The film reached the number one spot on Amazon Prime Video in numerous countries such as the United States, Belize, Cambodia, Georgia, Jordan, Latvia and Tanzania. It appeared in the Top 10 list in over 30 countries.

==Critical response==
The film was met with generally positive reviews from critics.

Robbie Collin of The Daily Telegraph was positive, describing the film as "bonkers" but noting: "What's most exciting about it, though, is that behind the lunacy, so much of it works." Collin found Lopez's performance "endlessly watchable". Coleman Spilde of The Daily Beast characterized it as a "Marvel-grade spectacle" and "Beyoncé's Lemonade for ivory tower romantics", adding: "Lopez is aiming for relatable, not insightful.

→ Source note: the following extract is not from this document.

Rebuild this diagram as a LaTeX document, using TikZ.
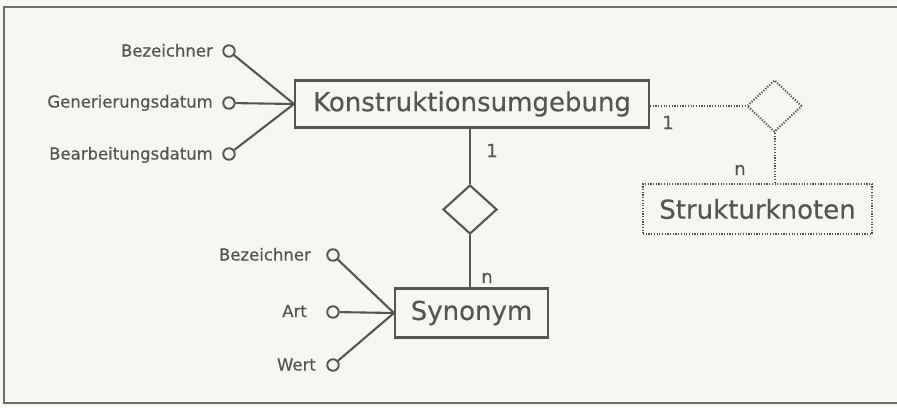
\documentclass[tikz,border=0pt]{standalone}
\usepackage{fontspec}
\setmainfont{DejaVu Sans}
\newfontfamily\namefont{DejaVu Sans}[FakeBold=0.35]
\newfontfamily\smallfont{DejaVu Sans}[FakeBold=0.6]
\usetikzlibrary{shapes.geometric}

\definecolor{ink}{HTML}{555555}
\definecolor{paper}{HTML}{F7F7F1}
\definecolor{framecol}{HTML}{6E6E6E}

\begin{document}
\begin{tikzpicture}[x=1pt,y=-1pt,
  entity/.style={rectangle, draw=ink, line width=2.1pt, inner sep=0pt,
    text=ink, font=\namefont\fontsize{26}{30}\selectfont},
  weakentity/.style={entity, line width=2pt, dash pattern=on 1.2pt off 1.5pt},
  relation/.style={diamond, draw=ink, line width=2.1pt, inner sep=0pt,
    minimum width=54pt, minimum height=49pt},
  weakrelation/.style={relation, line width=2pt, dash pattern=on 1.2pt off 1.5pt},
  attr/.style={circle, draw=ink, line width=1.9pt, minimum size=11.5pt, inner sep=0pt},
  attrname/.style={anchor=base east, inner sep=0pt, text=ink,
    font=\smallfont\fontsize{16.5}{18}\selectfont},
  card/.style={anchor=base, inner sep=0pt, text=ink, font=\smallfont\fontsize{18}{20}\selectfont},
  link/.style={draw=ink, line width=2.1pt},
  weaklink/.style={draw=ink, line width=2pt, dash pattern=on 1.2pt off 1.5pt},
]
\useasboundingbox (0,0) rectangle (897,407);
\fill[paper] (0,0) rectangle (897,407);

% frame, open on the right
\draw[framecol, line width=2.6pt] (897,7) -- (4,7) -- (4,403) -- (897,403);

% entities
\node[entity, minimum width=354pt, minimum height=47pt] (konst) at (472,104) {Konstruktionsumgebung};
\node[entity, minimum width=153pt, minimum height=49pt] (syn) at (471.5,313) {Synonym};
\node[weakentity, minimum width=229pt, minimum height=50pt] (struk) at (757.5,209) {Strukturknoten};

% relationships
\node[relation] (rel) at (470,209.5) {};
\node[weakrelation, minimum width=55pt, minimum height=52pt] (wrel) at (774.5,106) {};

\draw[link] (konst.south -| rel.north) -- (rel.north);
\draw[link] (rel.south) -- (syn.north -| rel.south);
\draw[weaklink] (konst.east |- wrel.west) -- (wrel.west);
\draw[weaklink] (wrel.south) -- (struk.north -| wrel.south);

% cardinalities
\node[card] (c1) at (492,157) {1};
\node[card] (c2) at (487,283) {n};
\node[card] (c3) at (668,129) {1};
\node[card] (c4) at (740,175) {n};

% attributes of Konstruktionsumgebung
\node[attr] (k1) at (229,51) {};
\node[attr] (k2) at (229,103) {};
\node[attr] (k3) at (229,154) {};
\node[attrname] (k1t) at (213,56.5) {Bezeichner};
\node[attrname] (k2t) at (213,107.5) {Generierungsdatum};
\node[attrname] (k3t) at (213,159.5) {Bearbeitungsdatum};
\draw[link] (k1) -- (konst.west);
\draw[link] (k2) -- (konst.west);
\draw[link] (k3) -- (konst.west);

% attributes of Synonym
\node[attr] (s1) at (333,255) {};
\node[attr] (s2) at (333,312) {};
\node[attr] (s3) at (333,365) {};
\node[attrname] (s1t) at (311,260.5) {Bezeichner};
\node[attrname] (s2t) at (307,317) {Art};
\node[attrname] (s3t) at (316,370.5) {Wert};
\draw[link] (s1) -- (syn.west);
\draw[link] (s2) -- (syn.west);
\draw[link] (s3) -- (syn.west);
\end{tikzpicture}
\end{document}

By doing this, she becomes the everywoman, an antithesis of Beyoncé's unattainable perfection." Writing for Entertainment Weekly, Kristen Baldwin wrote: "A curious blend of Hallmark movie, music video, and self-help seminar, Love Story is enjoyably bizarre and will serve as a fun fling for die-hard Lopez fans." Tom Gliatto from People magazine described the film as "a pull-out-all-the-stops musical — wildly, deliriously ornate — that sweeps us through a string of extravagant fantasy numbers, all of them showcasing the album’s infectious songs". Johnny Oleksinski of New York Post described the "tell-all musical flick" as "bonkers", in which "the star is really Lopez’s brain, and how she earnestly determined that the best way to tell the story of the past thirty years would be to have Kim Petras and Post Malone play talking constellations." Courtney Howard of The A.V. Club was positive, calling the film a "deeply personalized work of artistic bravura" and a "genuinely moving, absurdist autobiography of a dynamic persona in flux that's as campy as it is charming" and "preposterous as it is profound." Louis Staples of BBC noted that "the most interesting thing about This Is Me... Now: A Love Story is its format and the creative control it has given Lopez," and that "[Lopez] is ensuring she finally gets her flowers" after being "frequently overlooked throughout her career."

In a less positive review, Benjamin Lee of The Guardian wrote that the film "it's not really much of anything in the end, and feels most like a stitched together collection of pre-filmed awards show bits", describing the film as a "bizarro trainwreck the trailer might have suggested". Kate Erbland of IndieWire found "J.Lo's love letter to romance is too glossy and bizarre to ever get to the heart of the matter", calling it a "a 65-minute music video" rather than a film.